Death thought about it.
CATS, he said eventually. CATS ARE NICE.”
And Nobel Peace Prize winner Albert Schweitzer sagely pronounces:
“The only escape from the miseries of life are music and cats...”
The late great journalist, heretic and
polemicist Christopher Hitchens:
“Owners of dogs will have noticed that, if you provide them with food and water and shelter and affection, they will think you are god. Whereas owners of cats are compelled to realize that, if you provide them with food and water and shelter and affection, they draw the conclusion that they are gods.”
The wickedly wise Mark Twain had this to add:

“Of all God's creatures, there is only one that cannot be made slave of the leash. That one is the cat. If man could be crossed with the cat it would improve the man, but it would deteriorate the cat.” 

and this:
“Man is the Reasoning Animal. Such is the claim. I think it is open to dispute. Indeed, my experiments have proven to me that he is the Unreasoning Animal... In truth, man is incurably foolish. Simple things which other animals easily learn, he is incapable of learning. Among my experiments was this. In an hour I taught a cat and a dog to be friends. I put them in a cage. In another hour I taught them to be friends with a rabbit. In the course of two days I was able to add a fox, a goose, a squirrel and some doves. Finally a monkey. They lived together in peace; even affectionately.

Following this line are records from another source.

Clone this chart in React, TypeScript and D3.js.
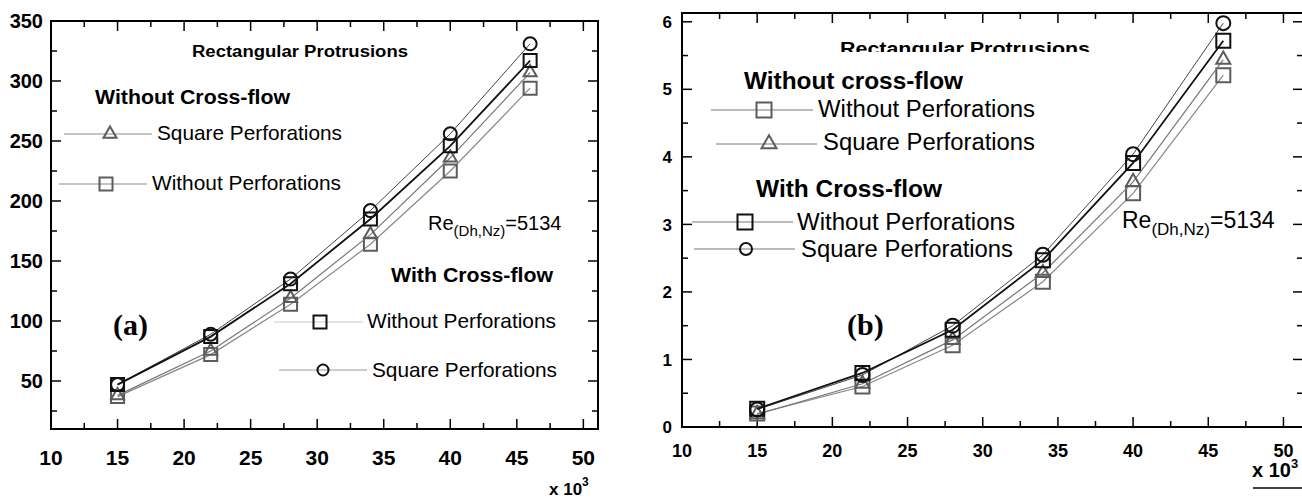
import React from 'react'
import * as d3 from 'd3'

// Reynolds number (x 10^3)
const reynolds = [15, 22, 28, 34, 40, 46]
const xTickLabels = [10, 15, 20, 25, 30, 35, 40, 45, 50]

// panel (a)
const aNoCrossSquare = [38, 75, 119, 172, 236, 307]
const aNoCrossWithout = [37, 72, 114, 164, 225, 294]
const aCrossWithout = [47, 87, 131, 185, 246, 317]
const aCrossSquare = [47, 89, 135, 192, 256, 331]
const aYTicks = [50, 100, 150, 200, 250, 300, 350]

// panel (b)
const bNoCrossWithout = [0.2, 0.6, 1.21, 2.15, 3.46, 5.21]
const bNoCrossSquare = [0.19, 0.64, 1.29, 2.28, 3.63, 5.44]
const bCrossWithout = [0.27, 0.8, 1.44, 2.47, 3.91, 5.72]
const bCrossSquare = [0.26, 0.77, 1.5, 2.55, 4.04, 5.98]
const bYTicks = [0, 1, 2, 3, 4, 5, 6]

const SANS = '"Liberation Sans", Arial, sans-serif'
const SERIF = '"Liberation Serif", "Times New Roman", serif'
const GRAY = '#5c5c5c'
const BLACK = '#111'

const symbols = { square: d3.symbolSquare, triangle: d3.symbolTriangle, circle: d3.symbolCircle }

const markerPath = (shape, size) => {
    let area = size * size
    if (shape === 'circle') area = Math.PI * (size / 2) * (size / 2)
    if (shape === 'triangle') area = (Math.sqrt(3) / 4) * size * size
    return d3.symbol(symbols[shape], area)()
}

const Marker = ({ shape, x, y, size, color }) => (
    <path
        d={markerPath(shape, size)}
        transform={`translate(${x},${y})`}
        fill="none"
        stroke={color}
        strokeWidth={2}
    />
)

// legend row: line, marker, label
const LegendRow = ({ x1, x2, mx, y, shape, color, lineColor, size, tx, ty, tw, fontSize, label }) => (
    <g>
        <line x1={x1} x2={x2} y1={y} y2={y} stroke={lineColor} strokeWidth={1} />
        <Marker shape={shape} x={mx} y={y} size={size} color={color} />
        <text x={tx} y={ty} fontFamily={SANS} fontSize={fontSize} textLength={tw} lengthAdjust="spacingAndGlyphs">
            {label}
        </text>
    </g>
)

const Panel = ({ box, xMax, yDomain, yTicks, yMinorStep, series, markerSize, tickFont, xLabelY, yLabelGap, children }) => {
    const x = d3.scaleLinear().domain([10, xMax]).range([box.left, box.right])
    const y = d3.scaleLinear().domain(yDomain).range([box.bottom, box.top])
    const xMinor = xTickLabels.slice(0, -1).map(d => d + 2.5)
    const yMinor = yTicks.map(d => d - yMinorStep).filter(d => d > yDomain[0])
    const line = d3.line().x((d, i) => x(reynolds[i])).y(d => y(d))

    const major = 10
    const minor = 6
    return (
        <g>
            {xTickLabels.map(t => (
                <g key={`xt${t}`}>
                    <line x1={x(t)} x2={x(t)} y1={box.bottom} y2={box.bottom - major} stroke="#000" strokeWidth={1.5} />
                    <line x1={x(t)} x2={x(t)} y1={box.top} y2={box.top + major} stroke="#000" strokeWidth={1.5} />
                    <text x={x(t)} y={xLabelY} textAnchor="middle" fontFamily={SANS} fontWeight="bold" fontSize={tickFont.x}>
                        {t}
                    </text>
                </g>
            ))}
            {xMinor.map(t => (
                <g key={`xm${t}`}>
                    <line x1={x(t)} x2={x(t)} y1={box.bottom} y2={box.bottom - minor} stroke="#000" strokeWidth={1.5} />
                    <line x1={x(t)} x2={x(t)} y1={box.top} y2={box.top + minor} stroke="#000" strokeWidth={1.5} />
                </g>
            ))}
            {yTicks.map(t => (
                <g key={`yt${t}`}>
                    <line x1={box.left} x2={box.left + major} y1={y(t)} y2={y(t)} stroke="#000" strokeWidth={1.5} />
                    <line x1={box.right} x2={box.right - major} y1={y(t)} y2={y(t)} stroke="#000" strokeWidth={1.5} />
                    <text x={box.left - yLabelGap} y={y(t)} dy="0.36em" textAnchor="end" fontFamily={SANS} fontWeight="bold" fontSize={tickFont.y}>
                        {t}
                    </text>
                </g>
            ))}
            {yMinor.map(t => (
                <g key={`ym${t}`}>
                    <line x1={box.left} x2={box.left + minor} y1={y(t)} y2={y(t)} stroke="#000" strokeWidth={1.5} />
                    <line x1={box.right} x2={box.right - minor} y1={y(t)} y2={y(t)} stroke="#000" strokeWidth={1.5} />
                </g>
            ))}
            <rect
                x={box.left}
                y={box.top}
                width={box.right - box.left}
                height={box.bottom - box.top}
                fill="none"
                stroke="#000"
                strokeWidth={2}
            />
            {series.map(s => (
                <g key={s.name}>
                    <path d={line(s.values)} fill="none" stroke={s.lineColor} strokeWidth={s.lineWidth} />
                    {s.values.map((v, i) => (
                        <Marker key={i} shape={s.shape} x={x(reynolds[i])} y={y(v)} size={markerSize} color={s.color} />
                    ))}
                </g>
            ))}
            {children}
        </g>
    )
}

const seriesA = [
    { name: 'ncf-wo', values: aNoCrossWithout, shape: 'square', color: GRAY, lineColor: '#888', lineWidth: 1.2 },
    { name: 'ncf-sq', values: aNoCrossSquare, shape: 'triangle', color: GRAY, lineColor: '#777', lineWidth: 1.2 },
    { name: 'cf-sq', values: aCrossSquare, shape: 'circle', color: BLACK, lineColor: '#444', lineWidth: 1 },
    { name: 'cf-wo', values: aCrossWithout, shape: 'square', color: BLACK, lineColor: '#111', lineWidth: 1.8 },
]

const seriesB = [
    { name: 'ncf-wo', values: bNoCrossWithout, shape: 'square', color: GRAY, lineColor: '#888', lineWidth: 1.2 },
    { name: 'ncf-sq', values: bNoCrossSquare, shape: 'triangle', color: GRAY, lineColor: '#777', lineWidth: 1.2 },
    { name: 'cf-sq', values: bCrossSquare, shape: 'circle', color: BLACK, lineColor: '#444', lineWidth: 1 },
    { name: 'cf-wo', values: bCrossWithout, shape: 'square', color: BLACK, lineColor: '#111', lineWidth: 1.8 },
]

const App = () => {
    return (
        <svg
            width={1302}
            height={499}
            style={{ position: 'absolute', left: 0, top: 0, background: '#fff' }}
        >
            <defs>
                <clipPath id="titleClipB">
                    <rect x={700} y={0} width={500} height={52} />
                </clipPath>
            </defs>
            <rect width={1302} height={499} fill="#fff" />

            <Panel
                box={{ left: 51, right: 598, top: 21, bottom: 429 }}
                xMax={51.1}
                yDomain={[10, 350]}
                yTicks={aYTicks}
                yMinorStep={25}
                series={seriesA}
                markerSize={13}
                tickFont={{ x: 21, y: 20 }}
                xLabelY={465}
                yLabelGap={8}
            >
                <text x={192} y={57} fontFamily={SANS} fontWeight="bold" fontSize={16} textLength={216} lengthAdjust="spacingAndGlyphs">
                    Rectangular Protrusions
                </text>
                <text x={95} y={104} fontFamily={SANS} fontWeight="bold" fontSize={20} textLength={195} lengthAdjust="spacingAndGlyphs">
                    Without Cross-flow
                </text>
                <LegendRow x1={64} x2={152} mx={110} y={134} shape="triangle" color={GRAY} lineColor="#888" size={13}
                    tx={157} ty={140} tw={185} fontSize={21} label="Square Perforations" />
                <LegendRow x1={59} x2={147} mx={106} y={184} shape="square" color={GRAY} lineColor="#888" size={13}
                    tx={152} ty={190} tw={189} fontSize={21} label="Without Perforations" />
                <text x={428} y={230} fontFamily={SANS} fontSize={20}>
                    Re<tspan fontSize={15} dy={6}>(Dh,Nz)</tspan><tspan dy={-6}>=5134</tspan>
                </text>
                <text x={391} y={282} fontFamily={SANS} fontWeight="bold" fontSize={20} textLength={162} lengthAdjust="spacingAndGlyphs">
                    With Cross-flow
                </text>
                <LegendRow x1={274} x2={363} mx={320} y={322} shape="square" color={BLACK} lineColor="#c8c8c8" size={13}
                    tx={367} ty={328} tw={189} fontSize={21} label="Without Perforations" />
                <LegendRow x1={279} x2={367} mx={323} y={370} shape="circle" color={BLACK} lineColor="#999" size={11}
                    tx={372} ty={377} tw={185} fontSize={21} label="Square Perforations" />
                <text x={113} y={335} fontFamily={SERIF} fontWeight="bold" fontSize={30}>(a)</text>
                <text x={549} y={495} fontFamily={SANS} fontWeight="bold" fontSize={17}>
                    x 10<tspan fontSize={12} dy={-9}>3</tspan>
                </text>
            </Panel>

            <Panel
                box={{ left: 682, right: 1303, top: 13, bottom: 427 }}
                xMax={51.3}
                yDomain={[0, 6.13]}
                yTicks={bYTicks}
                yMinorStep={0.5}
                series={seriesB}
                markerSize={14}
                tickFont={{ x: 18, y: 17 }}
                xLabelY={457}
                yLabelGap={10}
            >
                <text x={840} y={55} clipPath="url(#titleClipB)" fontFamily={SANS} fontWeight="bold" fontSize={18} textLength={250} lengthAdjust="spacingAndGlyphs">
                    Rectangular Protrusions
                </text>
                <text x={744} y={89} fontFamily={SANS} fontWeight="bold" fontSize={23} textLength={219} lengthAdjust="spacingAndGlyphs">
                    Without cross-flow
                </text>
                <LegendRow x1={711} x2={813} mx={764} y={110} shape="square" color={GRAY} lineColor="#777" size={15}
                    tx={818} ty={117} tw={217} fontSize={23} label="Without Perforations" />
                <LegendRow x1={716} x2={817} mx={769} y={144} shape="triangle" color={GRAY} lineColor="#777" size={15}
                    tx={823} ty={150} tw={212} fontSize={23} label="Square Perforations" />
                <text x={756} y={197} fontFamily={SANS} fontWeight="bold" fontSize={23} textLength={186} lengthAdjust="spacingAndGlyphs">
                    With Cross-flow
                </text>
                <LegendRow x1={692} x2={793} mx={745} y={222} shape="square" color={BLACK} lineColor="#777" size={15}
                    tx={797} ty={230} tw={218} fontSize={23} label="Without Perforations" />
                <LegendRow x1={694} x2={795} mx={746} y={249} shape="circle" color={BLACK} lineColor="#777" size={12}
                    tx={801} ty={257} tw={212} fontSize={23} label="Square Perforations" />
                <text x={1122} y={228} fontFamily={SANS} fontSize={23}>
                    Re<tspan fontSize={17} dy={7}>(Dh,Nz)</tspan><tspan dy={-7}>=5134</tspan>
                </text>
                <text x={847} y={335} fontFamily={SERIF} fontWeight="bold" fontSize={30}>(b)</text>
                <text x={1252} y={477} fontFamily={SANS} fontWeight="bold" fontSize={20}>
                    x 10<tspan fontSize={13} dy={-9}>3</tspan>
                </text>
                <line x1={1253} x2={1302} y1={488} y2={488} stroke="#000" strokeWidth={1.5} />
            </Panel>
        </svg>
    )
}

export default App
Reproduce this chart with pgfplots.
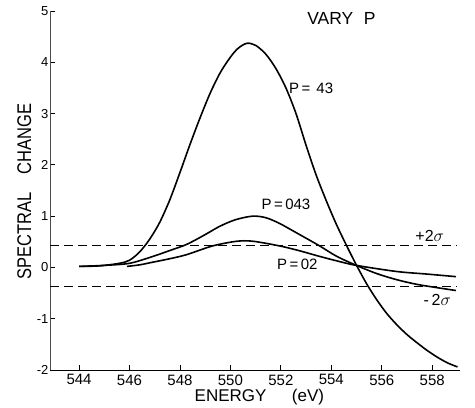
\documentclass[border=0pt]{standalone}
\usepackage{fontspec}
\setmainfont{Liberation Sans}
\usepackage{pgfplots}
\pgfplotsset{compat=1.18}
\begin{document}
\begin{tikzpicture}
\begin{axis}[name=ax, scale only axis, width=410pt, height=359pt,
  xmin=542.85, xmax=559.1, ymin=-2, ymax=5,
  axis lines*=left, tick align=inside, major tick length=5pt,
  xtick={544,546,...,558}, ytick={-2,-1,...,5},
  /pgf/number format/assume math mode=true,
  /pgf/number format/1000 sep={},
  xticklabel style={font=\fontsize{15}{15}\selectfont, yshift=-1pt},
  yticklabel style={font=\fontsize{13}{13}\selectfont, xshift=2pt},
  clip=false,
  x axis line style={line width=0.9pt},
  y axis line style={line width=0.6pt, black!70},
  every tick/.style={line width=0.8pt, black}]
% P = 43
\addplot[smooth, line width=1.6pt] coordinates {
 (544,0.02) (544.8,0.03) (545.6,0.08) (546.0,0.14) (546.4,0.30) (546.8,0.55)
 (547.2,0.88) (547.6,1.32) (548.0,1.85) (548.4,2.40) (548.8,2.92) (549.2,3.40)
 (549.6,3.80) (550.0,4.10) (550.3,4.27) (550.65,4.37) (551.0,4.33) (551.4,4.16)
 (551.8,3.88) (552.2,3.50) (552.6,3.00) (553.0,2.38) (553.4,1.80) (553.8,1.30)
 (554.2,0.84) (554.6,0.43) (555.0,0.04) (555.4,-0.32) (555.8,-0.63) (556.2,-0.90)
 (556.6,-1.12) (557.0,-1.31) (557.4,-1.47) (557.8,-1.62) (558.2,-1.75) (558.6,-1.86)
 (559.0,-1.94)};
% P = 043
\addplot[smooth, line width=1.6pt] coordinates {
 (544,0.02) (545,0.04) (546,0.08) (546.9,0.21) (547.6,0.33) (548.27,0.45)
 (549.0,0.64) (549.57,0.80) (550.2,0.93) (550.88,1.0) (551.4,0.97) (551.94,0.86)
 (552.6,0.68) (553.5,0.43) (554.2,0.22) (554.99,0.04) (555.8,-0.12) (556.6,-0.24)
 (557.5,-0.34) (558.94,-0.45)};
% P = 02
\addplot[smooth, line width=1.6pt] coordinates {
 (545.9,0.02) (546.4,0.05) (546.9,0.1) (547.6,0.17) (548.27,0.25) (549.3,0.42)
 (550.25,0.51) (550.9,0.51) (551.94,0.42) (552.7,0.33) (553.5,0.22) (554.2,0.13)
 (554.99,0.04) (556.6,-0.08) (557.8,-0.13) (558.94,-0.18)};
% +/- 2 sigma
\addplot[line width=1pt, dash pattern=on 9pt off 5pt] coordinates {(542.85,0.43) (559,0.43)};
\addplot[line width=1pt, dash pattern=on 9pt off 5pt] coordinates {(542.85,-0.37) (559,-0.37)};
\node[font=\fontsize{17.5}{17.5}\selectfont] at (axis cs:554.4,4.86) {VARY\hspace{0.6em}P};
\node[font=\fontsize{15}{15}\selectfont] at (axis cs:553.2,3.5) {P\,=\hspace{0.4em}43};
\node[font=\fontsize{15}{15}\selectfont] at (axis cs:552.2,1.23) {P\,=\,043};
\node[font=\fontsize{15}{15}\selectfont] at (axis cs:552.65,0.06) {P\,=\,02};
\node[font=\fontsize{16}{16}\selectfont] at (axis cs:557.9,0.62) {+2$\sigma$};
\node[font=\fontsize{16}{16}\selectfont] at (axis cs:558.2,-0.64) {-\,2$\sigma$};
\node[font=\fontsize{17}{17}\selectfont] at (axis cs:551.15,-2.52) {ENERGY\hspace{1.5em}(eV)};
\node[font=\fontsize{16.5}{16.5}\selectfont, rotate=90] at (axis cs:541.83,1.48) {\scalebox{1}[1.2]{SPECTRAL\hspace{1.1em}CHANGE}};
\end{axis}
\pgfresetboundingbox
\path[use as bounding box] ([xshift=-50pt,yshift=-38pt]ax.south west) rectangle ([xshift=15pt,yshift=11pt]ax.north east);
\end{tikzpicture}
\end{document}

Next, in another cage I confined an Irish Catholic from Tipperary, and as soon as he seemed tame I added a Scotch Presbyterian from Aberdeen. Next a Turk from Constantinople; a Greek Christian from Crete; an Armenian; a Methodist from the wilds of Arkansas; a Buddhist from China; a Brahman from Benares. Finally, a Salvation Army Colonel from Wapping. Then I stayed away for two whole days. When I came back to note results, the cage of Higher Animals was all right, but in the other there was but a chaos of gory odds and ends of turbans and fezzes and plaids and bones and flesh--not a specimen left alive. These Reasoning Animals had disagreed on a theological detail and carried the matter to a Higher Court.”